The district court noted that during prosecution, Amgen distinguished Holtz by arguing that Holtz did not disclose “one of the particular, recited combinations of salts.” Based on this, the court determined that Amgen “clearly and unmistakably – and indeed repeatedly - indicated to competitors that it surrendered processes using combinations of salts different from the ‘particular combinations of salts recited in the…claims.’” The court concluded that “prosecution history estoppel bars Amgen from now attempting to reassert surrendered ground involving other combination of salts.”
On appeal, the Federal Circuit affirmed the district court decision that “Amgen clearly and unmistakably surrendered all salt combinations other than the ones specifically recited in the claims,” and is therefore barred from asserting an infringement claim against Coherus under the doctrine of equivalents. The Court rejected Amgen’s argument that it distinguished Holtz more broadly on the ground that Holtz does not disclose any combination of salts, and that the “particular salts” argument was not used in the final submission before allowance. The Court stated that “while Amgen did assert multiple reasons for why Holtz is distinguishable, [its] precedent instructs that estoppel can attach to each argument,” and “separate arguments can create separate estoppels as long as the prior art was not distinguished based on the combination of these various grounds.” The Court also held that “there is no requirement that argument-based estoppel apply only to arguments made in the most recent submission before allowance.”

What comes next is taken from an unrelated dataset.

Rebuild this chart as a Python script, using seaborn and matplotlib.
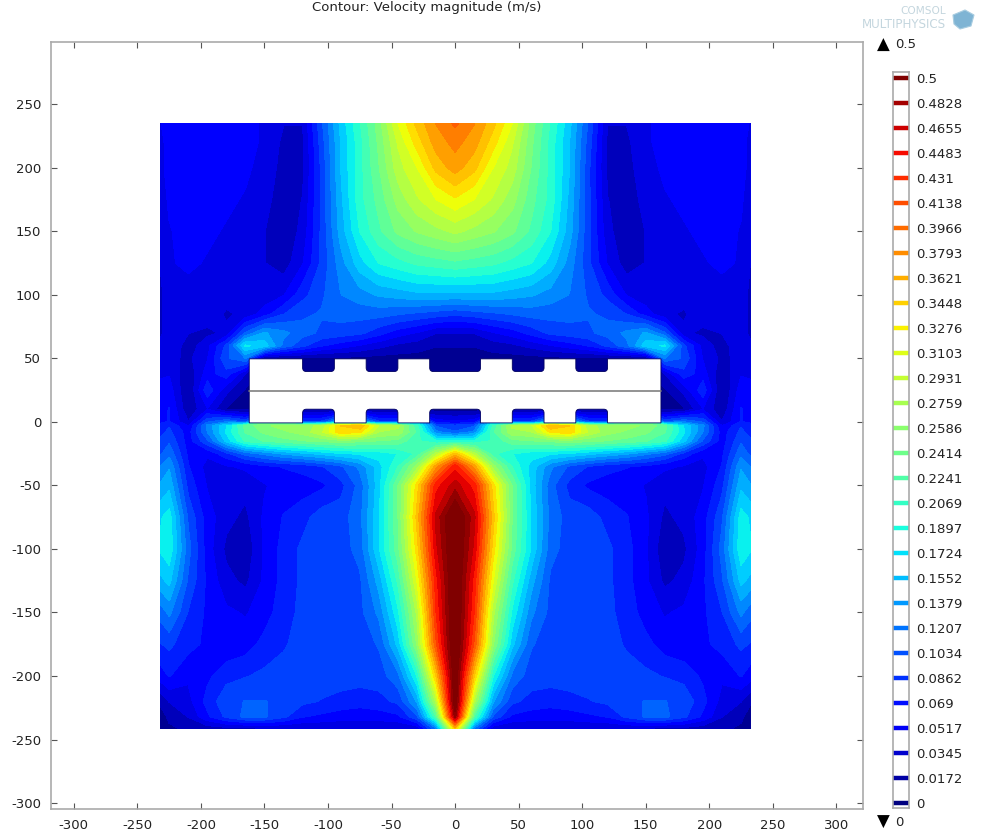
import matplotlib
matplotlib.use("Agg")

import matplotlib.pyplot as plt
import numpy as np
import seaborn as sns
from matplotlib.patches import PathPatch, Polygon
from matplotlib.path import Path

# Velocity magnitude, right half only (the field is mirrored about x = 0)
x_half = [0, 15, 30, 45, 60, 75, 90, 105, 120, 135, 150, 165, 180, 195, 210, 225, 232]
y_rows = [235, 220, 200, 175, 150, 125, 100, 85, 70, 60, 50, 38, 25, 10, 0, -3, -8, -15, -25, -35,
          -50, -75, -100, -125, -150, -175, -200, -220, -232, -241]
speed_half = [
    [.400, .380, .350, .310, .250, .205, .160, .100, .035, .035, .050, .055, .060, .065, .065, .065, .050],
    [.385, .370, .335, .295, .245, .200, .155, .095, .030, .030, .050, .055, .060, .065, .065, .060, .045],
    [.370, .350, .310, .285, .240, .200, .155, .090, .030, .028, .045, .055, .060, .065, .065, .060, .045],
    [.325, .310, .290, .265, .230, .200, .150, .090, .035, .025, .040, .050, .055, .060, .062, .055, .040],
    [.280, .270, .260, .245, .220, .190, .145, .090, .040, .020, .035, .045, .050, .055, .060, .050, .040],
    [.220, .215, .210, .200, .190, .165, .130, .090, .050, .025, .035, .040, .045, .050, .055, .050, .035],
    [.150, .150, .150, .145, .140, .130, .120, .100, .080, .050, .040, .040, .042, .045, .045, .045, .030],
    [.090, .095, .100, .105, .110, .110, .110, .105, .100, .085, .060, .038, .032, .045, .040, .045, .030],
    [.035, .035, .050, .060, .075, .090, .095, .100, .110, .125, .140, .105, .038, .030, .035, .045, .030],
    [.018, .018, .025, .030, .040, .050, .060, .070, .090, .115, .165, .175, .090, .045, .025, .050, .040],
    [.010, .010, .010, .010, .010, .012, .012, .012, .012, .012, .012, .120, .100, .050, .030, .040, .035],
    [.004, .004, .004, .004, .004, .004, .004, .004, .004, .004, .010, .035, .080, .060, .020, .050, .050],
    [.004, .004, .004, .004, .004, .004, .004, .004, .004, .004, .010, .015, .040, .080, .015, .060, .055],
    [.008, .008, .008, .012, .012, .012, .012, .012, .012, .010, .010, .010, .015, .050, .020, .070, .060],
    [.055, .060, .150, .090, .090, .150, .150, .090, .090, .200, .220, .100, .120, .100, .035, .070, .065],
    [.090, .100, .210, .280, .290, .360, .345, .280, .270, .265, .255, .230, .170, .125, .050, .085, .075],
    [.105, .125, .220, .270, .275, .330, .340, .290, .265, .255, .245, .225, .175, .120, .060, .090, .080],
    [.190, .190, .210, .235, .240, .245, .250, .245, .240, .235, .225, .210, .160, .100, .060, .100, .090],
    [.350, .280, .210, .190, .180, .175, .170, .160, .150, .140, .125, .110, .080, .055, .065, .115, .100],
    [.440, .370, .265, .205, .165, .125, .100, .085, .075, .070, .065, .055, .050, .045, .070, .135, .120],
    [.475, .440, .335, .240, .165, .110, .080, .065, .060, .060, .050, .040, .040, .050, .080, .150, .140],
    [.530, .470, .350, .240, .170, .115, .095, .095, .080, .070, .055, .030, .040, .060, .100, .180, .170],
    [.530, .460, .335, .235, .170, .110, .095, .095, .090, .075, .055, .020, .030, .060, .110, .185, .175],
    [.530, .440, .310, .210, .145, .100, .095, .095, .090, .075, .055, .030, .040, .065, .100, .160, .150],
    [.530, .430, .280, .185, .125, .098, .095, .095, .090, .080, .060, .050, .055, .065, .085, .125, .110],
    [.530, .410, .260, .160, .105, .095, .095, .095, .090, .085, .075, .060, .055, .065, .075, .090, .085],
    [.520, .345, .190, .115, .095, .095, .095, .095, .095, .090, .090, .085, .080, .065, .055, .070, .060],
    [.520, .280, .140, .090, .080, .075, .080, .085, .090, .100, .104, .104, .098, .075, .045, .035, .020],
    [.490, .220, .100, .065, .060, .060, .060, .065, .070, .090, .106, .108, .090, .065, .035, .020, .010],
    [.350, .120, .040, .035, .035, .035, .035, .035, .035, .035, .035, .030, .030, .025, .020, .015, .010],
]

level_values = [0, 0.0172, 0.0345, 0.0517, 0.069, 0.0862, 0.1034, 0.1207, 0.1379, 0.1552,
                0.1724, 0.1897, 0.2069, 0.2241, 0.2414, 0.2586, 0.2759, 0.2931, 0.3103, 0.3276,
                0.3448, 0.3621, 0.3793, 0.3966, 0.4138, 0.431, 0.4483, 0.4655, 0.4828, 0.5]
level_labels = ["0", "0.0172", "0.0345", "0.0517", "0.069", "0.0862", "0.1034", "0.1207", "0.1379", "0.1552",
                "0.1724", "0.1897", "0.2069", "0.2241", "0.2414", "0.2586", "0.2759", "0.2931", "0.3103", "0.3276",
                "0.3448", "0.3621", "0.3793", "0.3966", "0.4138", "0.431", "0.4483", "0.4655", "0.4828", "0.5"]

x_ticks = [-300, -250, -200, -150, -100, -50, 0, 50, 100, 150, 200, 250, 300]
y_ticks = [-300, -250, -200, -150, -100, -50, 0, 50, 100, 150, 200, 250]

# blocks of the body outline
body_left, body_right = -162, 162
body_bottom, body_top, body_mid = -0.8, 49.6, 24.4
notch_edges = [(-120, -95), (-70, -45), (-20, 20), (45, 70), (95, 120)]
top_notch_floor, bottom_notch_roof = 39.6, 10

W, H = 983, 832
GRAY = "#aaaaaa"
TEXT = "#222222"


def body_path():
    r = 3
    verts = [(body_left, body_bottom)]
    codes = [Path.MOVETO]
    for a, b in notch_edges:
        verts += [(a, body_bottom), (a, bottom_notch_roof - r), (a, bottom_notch_roof), (a + r, bottom_notch_roof),
                  (b - r, bottom_notch_roof), (b, bottom_notch_roof), (b, bottom_notch_roof - r), (b, body_bottom)]
        codes += [Path.LINETO, Path.LINETO, Path.CURVE3, Path.CURVE3,
                  Path.LINETO, Path.CURVE3, Path.CURVE3, Path.LINETO]
    verts += [(body_right, body_bottom), (body_right, body_top)]
    codes += [Path.LINETO, Path.LINETO]
    for a, b in notch_edges[::-1]:
        verts += [(b, body_top), (b, top_notch_floor + r), (b, top_notch_floor), (b - r, top_notch_floor),
                  (a + r, top_notch_floor), (a, top_notch_floor), (a, top_notch_floor + r), (a, body_top)]
        codes += [Path.LINETO, Path.LINETO, Path.CURVE3, Path.CURVE3,
                  Path.LINETO, Path.CURVE3, Path.CURVE3, Path.LINETO]
    verts += [(body_left, body_top), (body_left, body_bottom)]
    codes += [Path.LINETO, Path.CLOSEPOLY]
    return Path(verts, codes)


def main():
    sns.set_theme(style="white", rc={"font.family": "DejaVu Sans", "axes.unicode_minus": False})
    jet = matplotlib.colormaps["jet"]

    half = np.array(speed_half)
    speed = np.hstack([half[:, :0:-1], half])
    xs = np.array(x_half, dtype=float)
    xs = np.concatenate([-xs[:0:-1], xs])

    fig = plt.figure(figsize=(W / 100, H / 100), dpi=100)
    ax = fig.add_axes([51 / W, 1 - 809 / H, (863 - 51) / W, (809 - 42) / H])
    cs = ax.contourf(xs, y_rows, speed, levels=level_values, cmap=jet, vmin=0, vmax=0.5, extend="both")
    cs.set_edgecolor("face")
    cs.set_linewidth(0.3)

    ax.add_patch(PathPatch(body_path(), facecolor="white", edgecolor="#000060", lw=0.6, zorder=3))
    ax.plot([body_left, body_right], [body_mid, body_mid], color="#808080", lw=1.2, zorder=4)

    ax.set_xticks(x_ticks)
    ax.set_yticks(y_ticks)
    ax.set_xlim(-318, 321)
    ax.set_ylim(-304.7, 299)
    ax.tick_params(direction="in", length=4, width=0.8, color="#555555", labelcolor=TEXT, labelsize=9.5,
                   top=True, right=True, bottom=True, left=True, pad=7)
    for spine in ax.spines.values():
        spine.set_color(GRAY)
        spine.set_linewidth(1.2)

    fig.text(427 / W, 1 - 7 / H, "Contour: Velocity magnitude (m/s)", ha="center", va="center",
             fontsize=9.5, color=TEXT)

    # legend of contour levels
    cax = fig.add_axes([893 / W, 1 - 808 / H, 16 / W, (808 - 72) / H])
    for value in level_values:
        cax.hlines(value, 0, 1, color=jet(value / 0.5), lw=3.2)
    cax.set_xlim(0, 1)
    scale = 0.5 / (803 - 78)
    cax.set_ylim(-(808 - 803) * scale, 0.5 + (78 - 72) * scale)
    cax.set_xticks([])
    cax.yaxis.tick_right()
    cax.set_yticks(level_values)
    cax.set_yticklabels(level_labels)
    cax.tick_params(axis="y", length=0, labelsize=9.5, labelcolor=TEXT, pad=5)
    for spine in cax.spines.values():
        spine.set_color(GRAY)
        spine.set_linewidth(1.2)

    fig.text(883 / W, 1 - 45 / H, "\u25b2", ha="center", va="center", fontsize=12, color="black")
    fig.text(895 / W, 1 - 45 / H, "0.5", ha="left", va="center", fontsize=9.5, color=TEXT)
    fig.text(883 / W, 1 - 822 / H, "\u25bc", ha="center", va="center", fontsize=12, color="black")
    fig.text(895 / W, 1 - 822 / H, "0", ha="left", va="center", fontsize=9.5, color=TEXT)

    # vendor logo
    fig.text(946 / W, 1 - 11.5 / H, "COMSOL", ha="right", va="center", fontsize=7.6, color="#c4d6de")
    fig.text(946 / W, 1 - 24 / H, "MULTIPHYSICS", ha="right", va="center", fontsize=8.6, color="#c4d6de")
    cube = [(953, 15), (965, 10), (974, 15), (971, 26), (960, 29), (954, 24)]
    fig.add_artist(Polygon([(x / W, 1 - y / H) for x, y in cube], closed=True, facecolor="#7fb4d4",
                           edgecolor="#a8cce0", lw=0.8, transform=fig.transFigure))

    fig.savefig("out.png", dpi=100)


if __name__ == "__main__":
    main()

The decision in Amgen helps highlight that where an applicant relies on multiple arguments to distinguish its invention from prior art, the separate arguments can create separate estoppels, as long as prior art was not distinguished based on the combination of these various grounds. Furthermore, there is no requirement that argument-based estoppel apply only to arguments in the most recent submission before allowance. Arguments made at any time during prosecution, whether or not they are ultimately required for allowance, may create an estoppel.